## Start Raw data

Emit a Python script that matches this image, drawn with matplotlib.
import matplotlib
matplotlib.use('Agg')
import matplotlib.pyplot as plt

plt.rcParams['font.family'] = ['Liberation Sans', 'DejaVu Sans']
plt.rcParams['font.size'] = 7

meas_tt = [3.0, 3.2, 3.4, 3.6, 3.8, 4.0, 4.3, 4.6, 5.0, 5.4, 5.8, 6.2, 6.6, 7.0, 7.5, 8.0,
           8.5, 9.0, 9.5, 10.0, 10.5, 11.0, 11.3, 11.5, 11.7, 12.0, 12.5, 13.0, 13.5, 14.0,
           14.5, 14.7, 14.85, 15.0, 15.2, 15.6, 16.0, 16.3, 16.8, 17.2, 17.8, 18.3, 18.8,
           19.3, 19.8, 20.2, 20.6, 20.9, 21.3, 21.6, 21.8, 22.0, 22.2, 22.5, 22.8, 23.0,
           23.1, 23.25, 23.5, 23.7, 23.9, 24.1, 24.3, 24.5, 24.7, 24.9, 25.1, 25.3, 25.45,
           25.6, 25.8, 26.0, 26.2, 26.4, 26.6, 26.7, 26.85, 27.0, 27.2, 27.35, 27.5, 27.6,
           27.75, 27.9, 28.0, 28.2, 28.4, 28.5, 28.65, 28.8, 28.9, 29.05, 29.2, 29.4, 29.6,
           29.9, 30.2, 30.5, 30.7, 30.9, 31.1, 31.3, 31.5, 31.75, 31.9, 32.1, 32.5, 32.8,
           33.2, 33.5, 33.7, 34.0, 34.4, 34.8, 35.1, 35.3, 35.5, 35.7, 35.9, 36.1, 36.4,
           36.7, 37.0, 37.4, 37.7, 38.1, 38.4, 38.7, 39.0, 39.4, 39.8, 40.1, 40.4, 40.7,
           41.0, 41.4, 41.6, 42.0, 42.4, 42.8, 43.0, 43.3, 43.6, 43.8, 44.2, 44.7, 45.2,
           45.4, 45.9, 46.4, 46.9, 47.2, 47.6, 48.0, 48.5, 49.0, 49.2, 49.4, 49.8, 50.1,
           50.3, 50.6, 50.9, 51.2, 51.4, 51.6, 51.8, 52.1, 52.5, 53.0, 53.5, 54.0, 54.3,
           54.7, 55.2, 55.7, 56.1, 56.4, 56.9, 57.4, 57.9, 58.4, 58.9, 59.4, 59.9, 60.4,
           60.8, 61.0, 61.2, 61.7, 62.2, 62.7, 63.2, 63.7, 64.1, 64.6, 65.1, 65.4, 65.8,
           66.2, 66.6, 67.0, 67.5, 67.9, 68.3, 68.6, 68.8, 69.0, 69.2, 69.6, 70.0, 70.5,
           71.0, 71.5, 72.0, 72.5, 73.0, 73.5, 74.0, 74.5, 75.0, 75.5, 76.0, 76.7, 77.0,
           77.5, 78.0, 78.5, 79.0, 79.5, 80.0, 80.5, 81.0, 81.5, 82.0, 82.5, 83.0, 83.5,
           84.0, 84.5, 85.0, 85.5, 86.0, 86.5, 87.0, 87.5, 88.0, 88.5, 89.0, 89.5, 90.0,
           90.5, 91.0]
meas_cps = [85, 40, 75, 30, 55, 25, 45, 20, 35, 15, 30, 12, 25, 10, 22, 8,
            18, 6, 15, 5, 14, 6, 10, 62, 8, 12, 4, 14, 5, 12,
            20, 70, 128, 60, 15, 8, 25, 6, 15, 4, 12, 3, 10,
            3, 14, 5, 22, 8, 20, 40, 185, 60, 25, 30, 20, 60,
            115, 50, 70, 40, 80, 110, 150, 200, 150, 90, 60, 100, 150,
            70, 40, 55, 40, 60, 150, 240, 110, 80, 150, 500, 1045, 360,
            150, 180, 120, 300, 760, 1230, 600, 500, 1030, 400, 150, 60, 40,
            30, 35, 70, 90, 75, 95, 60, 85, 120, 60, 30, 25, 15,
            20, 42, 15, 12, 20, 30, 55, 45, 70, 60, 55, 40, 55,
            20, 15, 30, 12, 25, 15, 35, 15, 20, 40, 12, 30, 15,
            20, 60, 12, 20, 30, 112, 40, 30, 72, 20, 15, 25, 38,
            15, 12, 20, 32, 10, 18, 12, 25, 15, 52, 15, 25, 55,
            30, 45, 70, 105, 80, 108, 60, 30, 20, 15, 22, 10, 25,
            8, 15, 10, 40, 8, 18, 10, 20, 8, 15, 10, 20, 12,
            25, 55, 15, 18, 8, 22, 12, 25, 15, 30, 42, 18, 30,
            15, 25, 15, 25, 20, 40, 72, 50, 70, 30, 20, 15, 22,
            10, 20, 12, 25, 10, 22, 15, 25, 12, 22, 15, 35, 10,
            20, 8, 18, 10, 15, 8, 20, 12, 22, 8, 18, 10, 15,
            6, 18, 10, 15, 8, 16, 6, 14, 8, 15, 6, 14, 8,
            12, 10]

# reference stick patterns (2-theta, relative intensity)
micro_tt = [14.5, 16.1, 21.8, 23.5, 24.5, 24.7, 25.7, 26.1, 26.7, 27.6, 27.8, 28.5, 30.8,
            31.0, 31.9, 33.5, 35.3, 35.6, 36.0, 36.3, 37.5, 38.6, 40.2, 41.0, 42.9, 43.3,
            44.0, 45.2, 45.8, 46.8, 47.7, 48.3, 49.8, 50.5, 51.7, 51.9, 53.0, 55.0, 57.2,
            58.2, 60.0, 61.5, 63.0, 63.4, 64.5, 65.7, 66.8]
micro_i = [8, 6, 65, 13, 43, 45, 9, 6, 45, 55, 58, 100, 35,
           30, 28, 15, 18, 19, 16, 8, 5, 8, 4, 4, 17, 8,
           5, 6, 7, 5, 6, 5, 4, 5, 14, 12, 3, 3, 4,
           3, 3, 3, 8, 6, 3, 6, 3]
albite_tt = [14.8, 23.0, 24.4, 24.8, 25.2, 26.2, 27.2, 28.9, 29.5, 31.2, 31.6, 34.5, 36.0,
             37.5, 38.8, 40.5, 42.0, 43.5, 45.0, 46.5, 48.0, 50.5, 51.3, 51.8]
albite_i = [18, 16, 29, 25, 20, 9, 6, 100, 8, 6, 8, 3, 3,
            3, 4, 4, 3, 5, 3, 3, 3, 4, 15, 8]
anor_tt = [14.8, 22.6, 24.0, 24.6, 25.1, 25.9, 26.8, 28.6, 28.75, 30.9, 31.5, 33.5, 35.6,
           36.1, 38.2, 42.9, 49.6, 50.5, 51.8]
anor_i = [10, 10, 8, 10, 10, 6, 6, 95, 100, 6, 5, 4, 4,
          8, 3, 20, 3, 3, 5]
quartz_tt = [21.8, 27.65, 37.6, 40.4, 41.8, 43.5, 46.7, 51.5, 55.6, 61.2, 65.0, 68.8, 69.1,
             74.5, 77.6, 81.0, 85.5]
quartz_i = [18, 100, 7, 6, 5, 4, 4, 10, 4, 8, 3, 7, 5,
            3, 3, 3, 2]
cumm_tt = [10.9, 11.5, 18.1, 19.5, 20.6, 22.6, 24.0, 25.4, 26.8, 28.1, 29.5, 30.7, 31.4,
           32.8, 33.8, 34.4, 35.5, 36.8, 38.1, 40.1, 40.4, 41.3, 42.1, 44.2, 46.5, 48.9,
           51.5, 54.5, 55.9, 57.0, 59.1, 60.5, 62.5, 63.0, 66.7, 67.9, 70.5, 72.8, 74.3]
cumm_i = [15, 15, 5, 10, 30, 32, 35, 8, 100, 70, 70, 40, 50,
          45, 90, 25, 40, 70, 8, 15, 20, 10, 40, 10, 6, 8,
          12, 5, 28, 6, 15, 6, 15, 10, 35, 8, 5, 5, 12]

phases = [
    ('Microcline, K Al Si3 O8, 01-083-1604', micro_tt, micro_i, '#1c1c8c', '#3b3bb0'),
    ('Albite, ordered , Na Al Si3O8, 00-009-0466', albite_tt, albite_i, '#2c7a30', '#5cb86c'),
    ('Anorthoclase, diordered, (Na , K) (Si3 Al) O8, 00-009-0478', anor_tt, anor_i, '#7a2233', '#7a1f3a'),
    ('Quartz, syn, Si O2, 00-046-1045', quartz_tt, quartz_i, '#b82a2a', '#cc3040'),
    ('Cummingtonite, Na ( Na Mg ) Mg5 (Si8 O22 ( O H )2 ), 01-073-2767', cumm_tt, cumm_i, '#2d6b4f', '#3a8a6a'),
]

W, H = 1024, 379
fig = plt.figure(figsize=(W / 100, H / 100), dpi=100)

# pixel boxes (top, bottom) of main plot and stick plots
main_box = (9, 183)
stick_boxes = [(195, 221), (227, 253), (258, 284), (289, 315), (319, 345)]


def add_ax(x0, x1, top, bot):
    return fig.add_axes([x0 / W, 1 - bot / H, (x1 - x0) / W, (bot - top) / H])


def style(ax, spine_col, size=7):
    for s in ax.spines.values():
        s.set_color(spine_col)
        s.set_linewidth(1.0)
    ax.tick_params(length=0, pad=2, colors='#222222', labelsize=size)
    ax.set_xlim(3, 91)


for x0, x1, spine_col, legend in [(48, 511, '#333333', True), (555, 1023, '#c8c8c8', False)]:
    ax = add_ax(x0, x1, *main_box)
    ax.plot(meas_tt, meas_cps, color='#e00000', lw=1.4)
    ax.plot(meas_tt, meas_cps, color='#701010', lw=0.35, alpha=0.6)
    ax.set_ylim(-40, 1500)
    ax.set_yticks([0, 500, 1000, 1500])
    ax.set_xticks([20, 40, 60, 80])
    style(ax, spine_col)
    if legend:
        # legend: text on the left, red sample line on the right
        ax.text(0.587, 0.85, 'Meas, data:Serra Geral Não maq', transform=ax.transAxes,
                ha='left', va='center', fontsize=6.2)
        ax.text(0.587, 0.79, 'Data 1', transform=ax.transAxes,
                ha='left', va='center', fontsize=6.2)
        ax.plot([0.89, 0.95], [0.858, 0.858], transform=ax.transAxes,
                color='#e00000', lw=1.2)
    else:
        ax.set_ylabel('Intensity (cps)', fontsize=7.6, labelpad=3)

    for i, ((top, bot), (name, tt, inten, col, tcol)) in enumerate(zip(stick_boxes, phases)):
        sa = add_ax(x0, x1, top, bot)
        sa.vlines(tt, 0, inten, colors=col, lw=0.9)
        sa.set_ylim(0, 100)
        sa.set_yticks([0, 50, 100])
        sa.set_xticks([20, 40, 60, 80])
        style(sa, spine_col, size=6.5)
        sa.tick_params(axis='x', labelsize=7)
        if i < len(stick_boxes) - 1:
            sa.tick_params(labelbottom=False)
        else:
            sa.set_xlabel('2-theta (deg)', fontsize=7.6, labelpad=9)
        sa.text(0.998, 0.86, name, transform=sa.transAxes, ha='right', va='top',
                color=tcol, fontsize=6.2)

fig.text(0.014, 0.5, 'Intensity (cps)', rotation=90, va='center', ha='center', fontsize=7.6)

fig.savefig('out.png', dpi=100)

## End Raw data

Set exercise: Each line from the start of the listing above through the line containing "plt.rcParams['font.size'] = 7" should be copied exactly, please, with no other lines added.

Complete output:
Emit a Python script that matches this image, drawn with matplotlib.
import matplotlib
matplotlib.use('Agg')
import matplotlib.pyplot as plt

plt.rcParams['font.family'] = ['Liberation Sans', 'DejaVu Sans']
plt.rcParams['font.size'] = 7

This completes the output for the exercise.